Abstract

This case study centres to focus on 4 recording transcriptions as the main data from an outside-in perspective, to aim to analyze the different illocutionary forces expressed by a 60-year-old Chinese woman; thus, to seek whether there are any illocutionary differences between familiar people and strangers conveyed from her stories. Although some research has been done on Chinese speakers’ categorization of speech acts, narrative and cognitive activities in conversational storytelling, and some have shown that for Chinese speakers, their utterance comprehension involves speech act recognition. However, concerning of the illocutionary acts in conversational narratives, the research is far from adequate. A complete pragmatic method of narrative could adopt both an outside-in approach to functions of narrative in context, looking at what we accomplish in telling stories and at what effects pragmatics have in speech events; and an inside-out approach, looking at how recurrent units function within narratives.
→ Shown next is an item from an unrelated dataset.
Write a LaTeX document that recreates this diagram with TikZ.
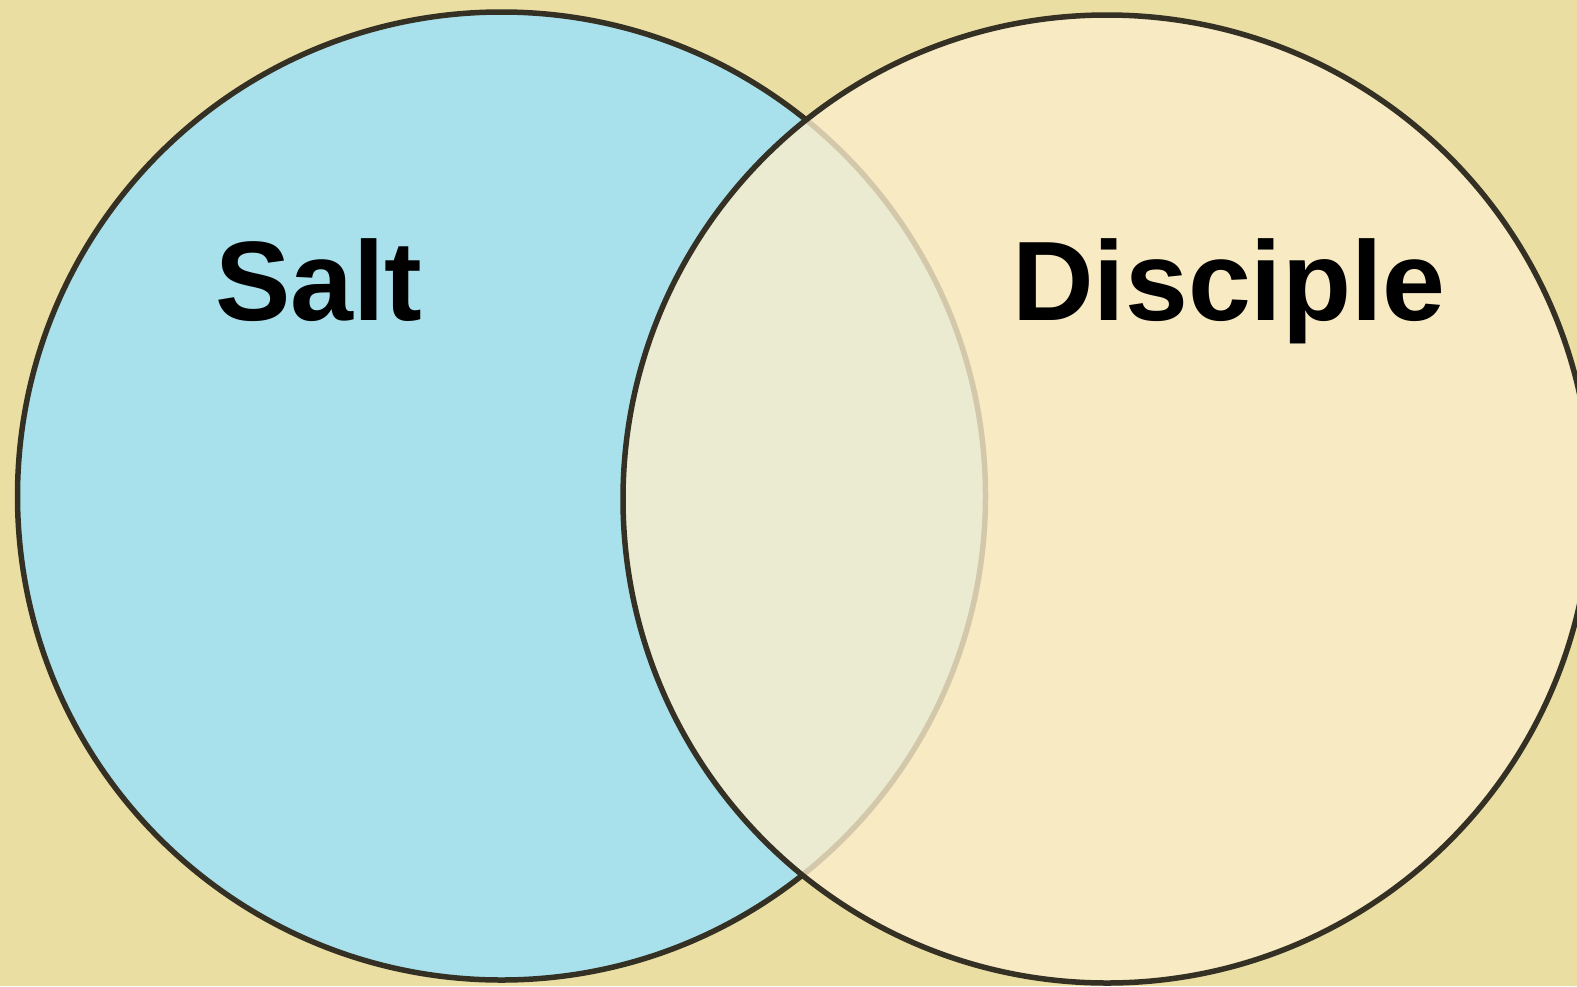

The results showed that conversational stories were performed with the different kinds of illocutionary speech act functions not just to state or illustrate an affair or a point, but with illocutionary forces both direct and indirect in apologizing, requesting and rejecting, even indirect in declarations, which had gained opposite ideas from Norrick’s (2015) claim in the denying of this function in conversational narratives. The study also showed that the leading narrator, the lady, employed identity construction in involving more direct illocutionary acts to familiar people than to strangers, and more indirect illocutionary acts in the entire narratives.